Instructions for the task -
It is required that the lines from the top of the listing through the line with "fsq_y = [46.5, 3.13]" be reproduced exactly, excluding pictures.

Material -
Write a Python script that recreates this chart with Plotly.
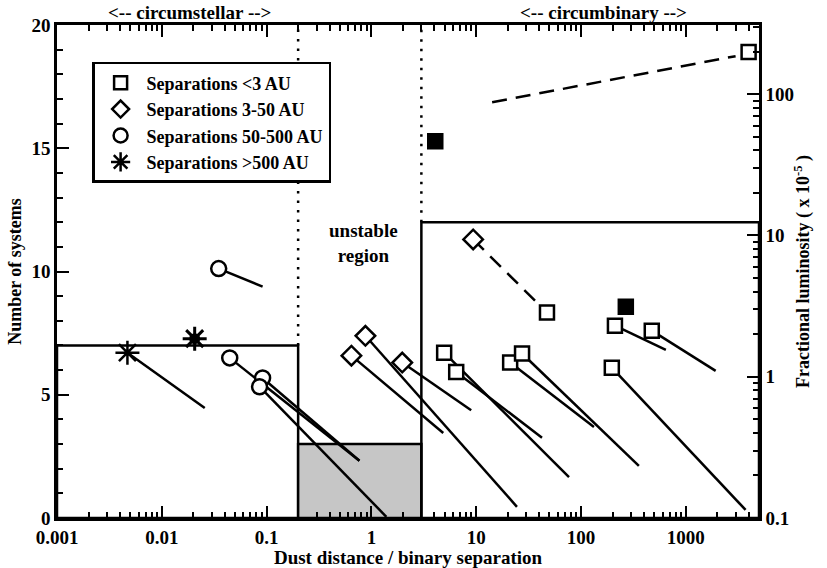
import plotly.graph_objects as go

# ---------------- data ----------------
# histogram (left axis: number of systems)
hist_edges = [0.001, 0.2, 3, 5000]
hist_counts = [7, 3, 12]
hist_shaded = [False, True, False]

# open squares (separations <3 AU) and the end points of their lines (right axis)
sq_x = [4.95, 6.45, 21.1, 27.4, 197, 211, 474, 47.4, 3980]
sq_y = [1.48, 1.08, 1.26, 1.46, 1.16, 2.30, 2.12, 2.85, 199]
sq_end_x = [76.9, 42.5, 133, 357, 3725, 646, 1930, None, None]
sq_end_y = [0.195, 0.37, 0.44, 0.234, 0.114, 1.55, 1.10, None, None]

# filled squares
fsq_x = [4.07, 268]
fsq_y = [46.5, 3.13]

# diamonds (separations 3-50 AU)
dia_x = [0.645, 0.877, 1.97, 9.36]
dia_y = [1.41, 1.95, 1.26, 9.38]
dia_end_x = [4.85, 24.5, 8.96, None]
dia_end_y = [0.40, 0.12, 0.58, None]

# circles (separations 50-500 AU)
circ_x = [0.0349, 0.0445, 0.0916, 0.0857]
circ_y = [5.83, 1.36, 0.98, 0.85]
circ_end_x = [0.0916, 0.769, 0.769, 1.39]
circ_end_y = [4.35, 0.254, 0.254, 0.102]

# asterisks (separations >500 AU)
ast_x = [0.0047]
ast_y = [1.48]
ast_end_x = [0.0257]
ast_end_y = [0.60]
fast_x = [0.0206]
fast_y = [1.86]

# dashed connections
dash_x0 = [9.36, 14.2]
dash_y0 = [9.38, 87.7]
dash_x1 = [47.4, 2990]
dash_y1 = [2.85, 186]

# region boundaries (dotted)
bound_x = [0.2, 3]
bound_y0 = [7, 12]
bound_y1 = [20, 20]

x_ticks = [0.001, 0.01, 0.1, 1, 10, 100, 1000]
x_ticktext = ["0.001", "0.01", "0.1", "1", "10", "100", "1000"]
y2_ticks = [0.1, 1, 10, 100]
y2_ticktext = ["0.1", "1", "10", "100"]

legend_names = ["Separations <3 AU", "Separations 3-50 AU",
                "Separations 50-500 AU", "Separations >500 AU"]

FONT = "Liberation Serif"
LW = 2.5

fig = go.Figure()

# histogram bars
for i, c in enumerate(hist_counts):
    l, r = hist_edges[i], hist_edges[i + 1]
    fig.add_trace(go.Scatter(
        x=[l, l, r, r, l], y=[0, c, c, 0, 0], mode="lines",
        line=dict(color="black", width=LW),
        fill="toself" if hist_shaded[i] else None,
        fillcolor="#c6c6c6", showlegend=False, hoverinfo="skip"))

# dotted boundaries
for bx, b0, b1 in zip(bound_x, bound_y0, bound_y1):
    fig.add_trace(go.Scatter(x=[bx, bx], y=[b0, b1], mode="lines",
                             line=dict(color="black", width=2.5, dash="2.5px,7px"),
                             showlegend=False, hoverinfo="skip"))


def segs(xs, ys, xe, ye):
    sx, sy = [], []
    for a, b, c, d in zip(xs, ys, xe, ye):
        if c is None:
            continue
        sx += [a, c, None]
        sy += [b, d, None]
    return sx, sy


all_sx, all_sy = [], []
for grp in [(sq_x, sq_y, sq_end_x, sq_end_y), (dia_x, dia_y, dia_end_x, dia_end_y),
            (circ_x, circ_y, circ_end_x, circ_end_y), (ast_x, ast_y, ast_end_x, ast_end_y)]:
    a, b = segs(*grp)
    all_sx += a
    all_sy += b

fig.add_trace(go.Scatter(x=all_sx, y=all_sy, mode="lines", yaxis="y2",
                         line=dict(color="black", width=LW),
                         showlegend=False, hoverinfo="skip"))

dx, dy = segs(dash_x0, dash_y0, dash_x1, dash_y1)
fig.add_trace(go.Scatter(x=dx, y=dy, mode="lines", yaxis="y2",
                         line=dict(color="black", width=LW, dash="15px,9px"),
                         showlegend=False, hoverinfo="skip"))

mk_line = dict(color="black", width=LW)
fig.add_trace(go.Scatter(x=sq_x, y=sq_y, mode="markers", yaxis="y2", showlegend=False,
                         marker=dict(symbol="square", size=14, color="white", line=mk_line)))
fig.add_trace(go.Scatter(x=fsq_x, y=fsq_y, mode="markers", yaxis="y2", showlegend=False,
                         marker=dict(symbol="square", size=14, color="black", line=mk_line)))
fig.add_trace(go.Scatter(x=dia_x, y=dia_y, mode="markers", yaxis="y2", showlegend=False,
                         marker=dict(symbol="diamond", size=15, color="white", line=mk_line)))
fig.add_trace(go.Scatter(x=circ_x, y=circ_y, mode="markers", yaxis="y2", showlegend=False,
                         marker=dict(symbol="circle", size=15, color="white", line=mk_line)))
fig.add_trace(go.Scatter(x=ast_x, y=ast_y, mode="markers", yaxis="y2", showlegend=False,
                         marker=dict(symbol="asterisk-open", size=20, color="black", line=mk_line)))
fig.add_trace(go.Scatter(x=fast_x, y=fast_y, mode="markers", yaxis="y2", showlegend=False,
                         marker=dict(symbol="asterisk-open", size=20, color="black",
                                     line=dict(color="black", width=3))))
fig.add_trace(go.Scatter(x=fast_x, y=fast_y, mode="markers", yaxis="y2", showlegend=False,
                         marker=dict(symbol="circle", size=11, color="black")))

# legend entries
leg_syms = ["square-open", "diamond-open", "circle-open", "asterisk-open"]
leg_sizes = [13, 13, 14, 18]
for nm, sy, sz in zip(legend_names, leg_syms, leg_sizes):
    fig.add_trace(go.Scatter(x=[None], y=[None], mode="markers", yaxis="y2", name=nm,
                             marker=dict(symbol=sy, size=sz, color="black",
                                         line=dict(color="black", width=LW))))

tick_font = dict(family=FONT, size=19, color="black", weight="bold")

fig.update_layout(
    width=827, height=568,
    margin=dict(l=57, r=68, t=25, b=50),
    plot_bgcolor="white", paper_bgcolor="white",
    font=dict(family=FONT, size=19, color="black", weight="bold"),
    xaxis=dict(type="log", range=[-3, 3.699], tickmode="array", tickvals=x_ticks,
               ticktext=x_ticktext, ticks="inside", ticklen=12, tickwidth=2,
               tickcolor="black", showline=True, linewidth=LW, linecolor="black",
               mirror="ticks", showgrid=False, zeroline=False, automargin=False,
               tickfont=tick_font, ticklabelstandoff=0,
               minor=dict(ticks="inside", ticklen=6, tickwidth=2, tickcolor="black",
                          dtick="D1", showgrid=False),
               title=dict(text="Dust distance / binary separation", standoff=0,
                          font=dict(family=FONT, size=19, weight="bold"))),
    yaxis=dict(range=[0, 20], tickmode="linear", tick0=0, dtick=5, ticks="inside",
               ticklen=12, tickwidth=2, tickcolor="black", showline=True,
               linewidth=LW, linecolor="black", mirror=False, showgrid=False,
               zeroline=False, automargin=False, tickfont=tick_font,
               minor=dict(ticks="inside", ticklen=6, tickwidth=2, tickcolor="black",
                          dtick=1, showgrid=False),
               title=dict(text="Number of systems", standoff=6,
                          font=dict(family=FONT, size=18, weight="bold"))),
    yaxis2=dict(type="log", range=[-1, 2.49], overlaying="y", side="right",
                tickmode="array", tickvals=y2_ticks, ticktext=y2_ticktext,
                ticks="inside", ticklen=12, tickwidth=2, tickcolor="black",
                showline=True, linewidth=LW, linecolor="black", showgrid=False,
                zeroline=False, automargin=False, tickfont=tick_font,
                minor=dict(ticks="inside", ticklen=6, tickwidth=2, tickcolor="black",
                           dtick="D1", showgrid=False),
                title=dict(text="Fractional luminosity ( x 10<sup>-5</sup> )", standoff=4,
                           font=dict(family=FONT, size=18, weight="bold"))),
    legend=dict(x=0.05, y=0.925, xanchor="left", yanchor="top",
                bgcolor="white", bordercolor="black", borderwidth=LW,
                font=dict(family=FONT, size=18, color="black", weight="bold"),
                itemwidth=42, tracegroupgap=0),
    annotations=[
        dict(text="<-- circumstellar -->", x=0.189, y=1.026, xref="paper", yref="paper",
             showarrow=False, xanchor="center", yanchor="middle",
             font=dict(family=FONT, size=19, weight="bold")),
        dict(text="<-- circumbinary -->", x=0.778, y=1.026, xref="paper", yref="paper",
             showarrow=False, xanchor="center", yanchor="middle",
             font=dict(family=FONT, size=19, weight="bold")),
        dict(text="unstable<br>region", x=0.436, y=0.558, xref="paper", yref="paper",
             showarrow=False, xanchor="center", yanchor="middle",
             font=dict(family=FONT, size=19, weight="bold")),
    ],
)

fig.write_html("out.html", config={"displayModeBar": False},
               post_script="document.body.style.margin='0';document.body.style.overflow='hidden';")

The completed task -
Write a Python script that recreates this chart with Plotly.
import plotly.graph_objects as go

# ---------------- data ----------------
# histogram (left axis: number of systems)
hist_edges = [0.001, 0.2, 3, 5000]
hist_counts = [7, 3, 12]
hist_shaded = [False, True, False]

# open squares (separations <3 AU) and the end points of their lines (right axis)
sq_x = [4.95, 6.45, 21.1, 27.4, 197, 211, 474, 47.4, 3980]
sq_y = [1.48, 1.08, 1.26, 1.46, 1.16, 2.30, 2.12, 2.85, 199]
sq_end_x = [76.9, 42.5, 133, 357, 3725, 646, 1930, None, None]
sq_end_y = [0.195, 0.37, 0.44, 0.234, 0.114, 1.55, 1.10, None, None]

# filled squares
fsq_x = [4.07, 268]
fsq_y = [46.5, 3.13]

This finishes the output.